All future investors should at least be able to understand the basics of reading a candlestick chart with a few simple indicators. These steps will help you understand what you are seeing as well as come up with your own ideas for future chart layouts.

Step 1: Candlesticks

The candlesticks are the red and green bars. Each bar represents an amount of time and the price movement during that time. If you are looking at a daily chart a green candle indicates that the price movement was positive on that day. A red candle indicates that the price went lower on that given day.

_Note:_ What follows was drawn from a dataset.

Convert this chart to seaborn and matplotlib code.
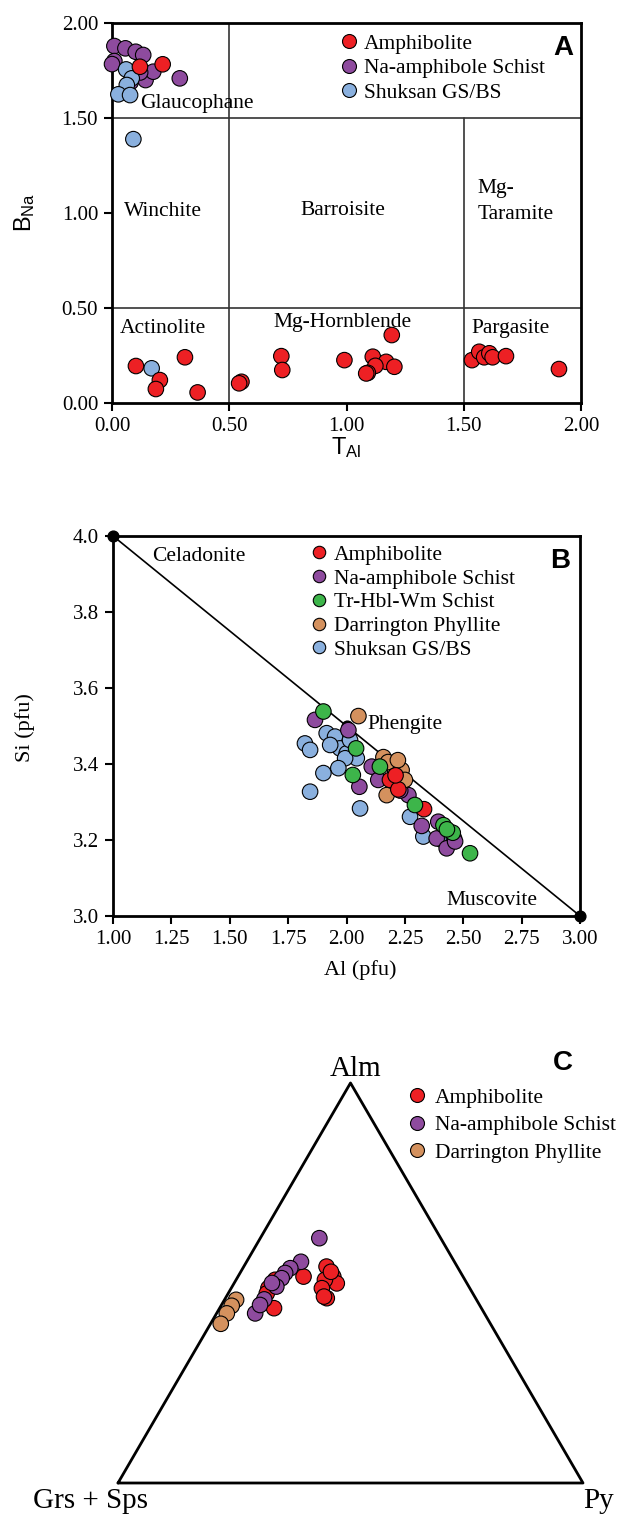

They are called candlesticks because of the lines that are on the tops and/or bottoms of some of them. This indicates highs and lows while the top and bottoms of the bar itself indicates the open and close. So if a price opens up at 100 dollars a share in the morning, falls to 95 dollars by midday and then rallies to close the day at a price of 105 then the candlestick would look like a green bar with a stick hanging out of the bottom. Its green because the closing price was higher than the opening price and the stick on the bottom tells us that the price fell lower than shot back up. If it it had stayed at 95 instead of coming to 105, it would just be a red bar which tells us that the stock lowered in price over that time.

Step 2: Volume

The blue bars on the bottom of the chart represent the volume. That can be interpreted as how many times the stock was traded in that particular day. A large bar that towers over the others means that more shares were bought or sold than average over that time than the surrounding days. Volume translates to liquidity and movement.

Step 3: Moving Averages.

Moving Averages are a lagging indicator that is an accumulation of price averages over a specific time period. In this chart the red line is the 9 day exponential moving average. It indicates the average of the last 9 days weighted so that the most recent days have a higher value. It tells us the short term trend for the stock. The white line shows the 50 day simple moving average which is the moving average for the last 50 days with all days being equal. The 50 day average is a good indicator for the medium range movement of the stock. The green line is the 200 simple day moving average. It tells us the long term trend of the stock.

A candlestick that is above or below these lines tells us where the price is relative to the stocks history, If its above the 9 day line its value is above the 9 day (short term) average. If a candlestick is below the 50 day moving line it tell us that the stock is trading at prices below its medium term average.